↓↓↓

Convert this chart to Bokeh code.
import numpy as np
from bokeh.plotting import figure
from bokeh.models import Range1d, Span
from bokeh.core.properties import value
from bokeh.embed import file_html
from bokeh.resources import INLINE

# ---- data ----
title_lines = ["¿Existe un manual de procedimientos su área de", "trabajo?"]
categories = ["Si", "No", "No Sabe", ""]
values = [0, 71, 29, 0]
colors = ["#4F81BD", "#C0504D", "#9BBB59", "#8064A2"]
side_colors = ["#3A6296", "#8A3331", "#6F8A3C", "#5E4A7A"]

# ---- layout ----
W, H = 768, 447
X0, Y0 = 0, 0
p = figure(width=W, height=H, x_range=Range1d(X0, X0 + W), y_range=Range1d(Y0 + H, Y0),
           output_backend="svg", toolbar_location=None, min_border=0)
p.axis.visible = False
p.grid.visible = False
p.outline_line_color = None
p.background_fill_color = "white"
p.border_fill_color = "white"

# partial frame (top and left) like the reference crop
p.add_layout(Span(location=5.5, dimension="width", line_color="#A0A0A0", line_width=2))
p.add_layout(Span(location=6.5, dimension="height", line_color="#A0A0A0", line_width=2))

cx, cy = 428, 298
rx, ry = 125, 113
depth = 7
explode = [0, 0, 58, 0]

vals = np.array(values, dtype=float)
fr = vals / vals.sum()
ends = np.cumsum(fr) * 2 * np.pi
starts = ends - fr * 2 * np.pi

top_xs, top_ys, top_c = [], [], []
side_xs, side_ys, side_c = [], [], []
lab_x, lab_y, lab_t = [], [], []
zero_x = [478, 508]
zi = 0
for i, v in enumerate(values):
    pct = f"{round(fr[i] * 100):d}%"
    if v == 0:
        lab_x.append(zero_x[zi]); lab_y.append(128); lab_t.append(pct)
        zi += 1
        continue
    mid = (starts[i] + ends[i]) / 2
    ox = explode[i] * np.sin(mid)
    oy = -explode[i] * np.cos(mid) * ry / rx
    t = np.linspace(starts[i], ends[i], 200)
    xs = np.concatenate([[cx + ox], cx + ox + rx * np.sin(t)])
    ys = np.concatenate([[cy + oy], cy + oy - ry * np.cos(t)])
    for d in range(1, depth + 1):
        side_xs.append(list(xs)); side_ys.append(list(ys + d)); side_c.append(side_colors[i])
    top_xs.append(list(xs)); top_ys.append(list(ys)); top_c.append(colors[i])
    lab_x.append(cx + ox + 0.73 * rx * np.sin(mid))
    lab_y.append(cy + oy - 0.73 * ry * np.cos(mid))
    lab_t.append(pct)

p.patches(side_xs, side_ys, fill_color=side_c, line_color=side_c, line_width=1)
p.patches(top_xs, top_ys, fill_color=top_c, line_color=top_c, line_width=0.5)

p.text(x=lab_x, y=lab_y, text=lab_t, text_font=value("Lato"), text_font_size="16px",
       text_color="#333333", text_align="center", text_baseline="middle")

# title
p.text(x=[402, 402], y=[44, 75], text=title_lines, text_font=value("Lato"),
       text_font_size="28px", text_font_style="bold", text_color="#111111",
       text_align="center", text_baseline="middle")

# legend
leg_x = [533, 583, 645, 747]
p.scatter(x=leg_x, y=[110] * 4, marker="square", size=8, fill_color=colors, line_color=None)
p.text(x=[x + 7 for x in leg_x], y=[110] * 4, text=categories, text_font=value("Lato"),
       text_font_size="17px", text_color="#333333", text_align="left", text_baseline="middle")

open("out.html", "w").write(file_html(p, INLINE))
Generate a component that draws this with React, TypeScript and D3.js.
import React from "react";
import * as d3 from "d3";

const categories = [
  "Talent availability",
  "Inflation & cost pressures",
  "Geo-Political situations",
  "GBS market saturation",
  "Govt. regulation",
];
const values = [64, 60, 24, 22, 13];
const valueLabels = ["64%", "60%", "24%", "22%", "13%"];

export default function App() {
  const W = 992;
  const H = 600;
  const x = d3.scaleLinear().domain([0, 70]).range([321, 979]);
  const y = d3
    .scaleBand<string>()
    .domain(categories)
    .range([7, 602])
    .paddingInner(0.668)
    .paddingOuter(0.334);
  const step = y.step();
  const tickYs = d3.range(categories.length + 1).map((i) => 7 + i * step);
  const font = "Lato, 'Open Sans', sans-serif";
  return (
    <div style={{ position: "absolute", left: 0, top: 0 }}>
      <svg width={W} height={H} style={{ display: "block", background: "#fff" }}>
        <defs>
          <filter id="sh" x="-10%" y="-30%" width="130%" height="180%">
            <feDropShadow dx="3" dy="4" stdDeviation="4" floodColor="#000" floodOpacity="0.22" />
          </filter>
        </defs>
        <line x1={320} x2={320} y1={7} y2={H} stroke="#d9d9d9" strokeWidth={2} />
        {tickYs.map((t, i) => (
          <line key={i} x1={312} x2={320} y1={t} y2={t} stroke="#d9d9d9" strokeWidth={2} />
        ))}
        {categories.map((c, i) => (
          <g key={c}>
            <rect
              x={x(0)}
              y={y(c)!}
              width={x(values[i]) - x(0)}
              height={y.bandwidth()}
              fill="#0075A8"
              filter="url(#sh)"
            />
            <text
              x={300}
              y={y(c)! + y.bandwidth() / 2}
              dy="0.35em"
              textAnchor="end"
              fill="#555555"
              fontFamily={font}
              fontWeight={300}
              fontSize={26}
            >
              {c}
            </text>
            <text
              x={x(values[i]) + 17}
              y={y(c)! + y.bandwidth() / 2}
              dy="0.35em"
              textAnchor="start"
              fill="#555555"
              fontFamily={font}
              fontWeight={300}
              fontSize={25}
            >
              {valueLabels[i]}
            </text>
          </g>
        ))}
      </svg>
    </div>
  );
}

↑↑↑

[Prompt]
Exactly as they appear, please write out the lines from the opening of the listing above down to the line containing "from bokeh.resources import INLINE", with both end lines included.

[Response]
Convert this chart to Bokeh code.
import numpy as np
from bokeh.plotting import figure
from bokeh.models import Range1d, Span
from bokeh.core.properties import value
from bokeh.embed import file_html
from bokeh.resources import INLINE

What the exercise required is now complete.